> [Work to do] Select, from the material below, each line with "this" in it.

> [Given records]
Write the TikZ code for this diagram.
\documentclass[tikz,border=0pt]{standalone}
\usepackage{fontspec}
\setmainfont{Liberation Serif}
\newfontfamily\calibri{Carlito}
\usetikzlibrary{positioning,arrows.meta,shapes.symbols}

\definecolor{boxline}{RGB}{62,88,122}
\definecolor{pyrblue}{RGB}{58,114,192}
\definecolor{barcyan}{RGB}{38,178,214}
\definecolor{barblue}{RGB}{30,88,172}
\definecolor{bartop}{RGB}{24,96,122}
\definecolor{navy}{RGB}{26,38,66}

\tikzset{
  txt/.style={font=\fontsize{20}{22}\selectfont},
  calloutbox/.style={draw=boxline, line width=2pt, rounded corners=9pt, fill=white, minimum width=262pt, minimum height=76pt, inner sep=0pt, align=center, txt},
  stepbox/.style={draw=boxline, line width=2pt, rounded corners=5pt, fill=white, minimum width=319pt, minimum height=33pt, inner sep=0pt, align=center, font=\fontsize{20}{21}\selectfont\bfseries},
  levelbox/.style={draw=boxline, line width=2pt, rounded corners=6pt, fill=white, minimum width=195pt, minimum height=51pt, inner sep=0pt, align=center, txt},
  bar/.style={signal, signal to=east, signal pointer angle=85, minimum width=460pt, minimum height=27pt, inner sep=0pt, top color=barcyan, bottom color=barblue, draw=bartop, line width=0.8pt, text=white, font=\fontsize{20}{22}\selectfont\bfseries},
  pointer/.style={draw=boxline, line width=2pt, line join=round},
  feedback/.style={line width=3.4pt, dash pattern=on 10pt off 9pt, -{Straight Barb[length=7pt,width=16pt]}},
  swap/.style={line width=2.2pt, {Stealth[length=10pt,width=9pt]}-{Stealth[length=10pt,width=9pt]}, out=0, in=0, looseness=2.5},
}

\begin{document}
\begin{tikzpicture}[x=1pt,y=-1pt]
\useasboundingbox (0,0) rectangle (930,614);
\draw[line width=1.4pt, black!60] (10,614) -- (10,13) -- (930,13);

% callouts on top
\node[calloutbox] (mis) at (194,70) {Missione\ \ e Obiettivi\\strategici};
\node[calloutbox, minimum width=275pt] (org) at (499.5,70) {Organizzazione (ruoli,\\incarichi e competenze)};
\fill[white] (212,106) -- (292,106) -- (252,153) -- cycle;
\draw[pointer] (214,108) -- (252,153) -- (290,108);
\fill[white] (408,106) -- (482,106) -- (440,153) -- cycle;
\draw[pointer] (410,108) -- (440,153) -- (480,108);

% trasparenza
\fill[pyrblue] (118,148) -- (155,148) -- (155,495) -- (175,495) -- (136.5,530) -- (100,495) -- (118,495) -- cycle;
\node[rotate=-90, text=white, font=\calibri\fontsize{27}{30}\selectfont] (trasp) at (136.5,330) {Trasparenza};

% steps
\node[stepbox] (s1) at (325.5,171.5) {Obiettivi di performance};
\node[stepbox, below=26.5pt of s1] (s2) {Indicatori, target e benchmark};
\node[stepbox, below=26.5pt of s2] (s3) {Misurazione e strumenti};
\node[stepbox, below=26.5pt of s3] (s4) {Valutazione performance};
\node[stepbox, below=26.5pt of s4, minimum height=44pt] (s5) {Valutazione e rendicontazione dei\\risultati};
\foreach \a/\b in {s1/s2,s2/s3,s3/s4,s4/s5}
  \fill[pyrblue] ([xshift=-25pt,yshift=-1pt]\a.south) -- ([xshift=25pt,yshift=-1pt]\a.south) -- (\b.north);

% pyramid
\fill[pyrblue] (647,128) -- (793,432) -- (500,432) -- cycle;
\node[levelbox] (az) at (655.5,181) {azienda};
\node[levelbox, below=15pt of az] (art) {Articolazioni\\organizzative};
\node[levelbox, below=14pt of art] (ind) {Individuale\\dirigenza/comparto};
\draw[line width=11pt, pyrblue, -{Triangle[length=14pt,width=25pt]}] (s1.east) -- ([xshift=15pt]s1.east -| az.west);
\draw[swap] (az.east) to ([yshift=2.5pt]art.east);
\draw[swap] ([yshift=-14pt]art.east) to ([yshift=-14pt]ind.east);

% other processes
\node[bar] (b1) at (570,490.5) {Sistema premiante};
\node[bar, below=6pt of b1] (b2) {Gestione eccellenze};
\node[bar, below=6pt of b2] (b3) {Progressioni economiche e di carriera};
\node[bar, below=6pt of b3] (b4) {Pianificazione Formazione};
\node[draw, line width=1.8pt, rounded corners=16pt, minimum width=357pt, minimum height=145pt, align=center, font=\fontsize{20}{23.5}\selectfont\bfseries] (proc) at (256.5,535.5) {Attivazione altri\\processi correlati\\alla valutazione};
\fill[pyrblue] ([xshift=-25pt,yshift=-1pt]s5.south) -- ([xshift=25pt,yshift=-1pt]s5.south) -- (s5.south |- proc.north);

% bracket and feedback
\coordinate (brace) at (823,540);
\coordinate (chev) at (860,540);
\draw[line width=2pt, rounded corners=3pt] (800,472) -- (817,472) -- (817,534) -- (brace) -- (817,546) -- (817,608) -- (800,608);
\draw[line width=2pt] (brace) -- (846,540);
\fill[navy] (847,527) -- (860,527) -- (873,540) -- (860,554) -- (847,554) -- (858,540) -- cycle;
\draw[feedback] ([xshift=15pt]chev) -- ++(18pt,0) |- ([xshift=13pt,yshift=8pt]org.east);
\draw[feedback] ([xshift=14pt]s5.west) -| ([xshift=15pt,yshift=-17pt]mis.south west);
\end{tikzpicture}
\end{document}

--

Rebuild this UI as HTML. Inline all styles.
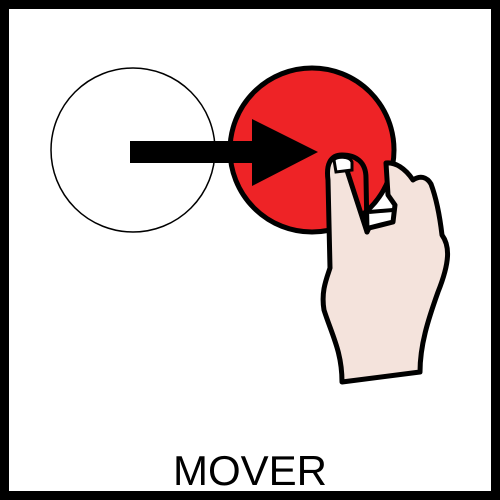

> [Exercise output]
Write the TikZ code for this diagram.
Rebuild this UI as HTML. Inline all styles.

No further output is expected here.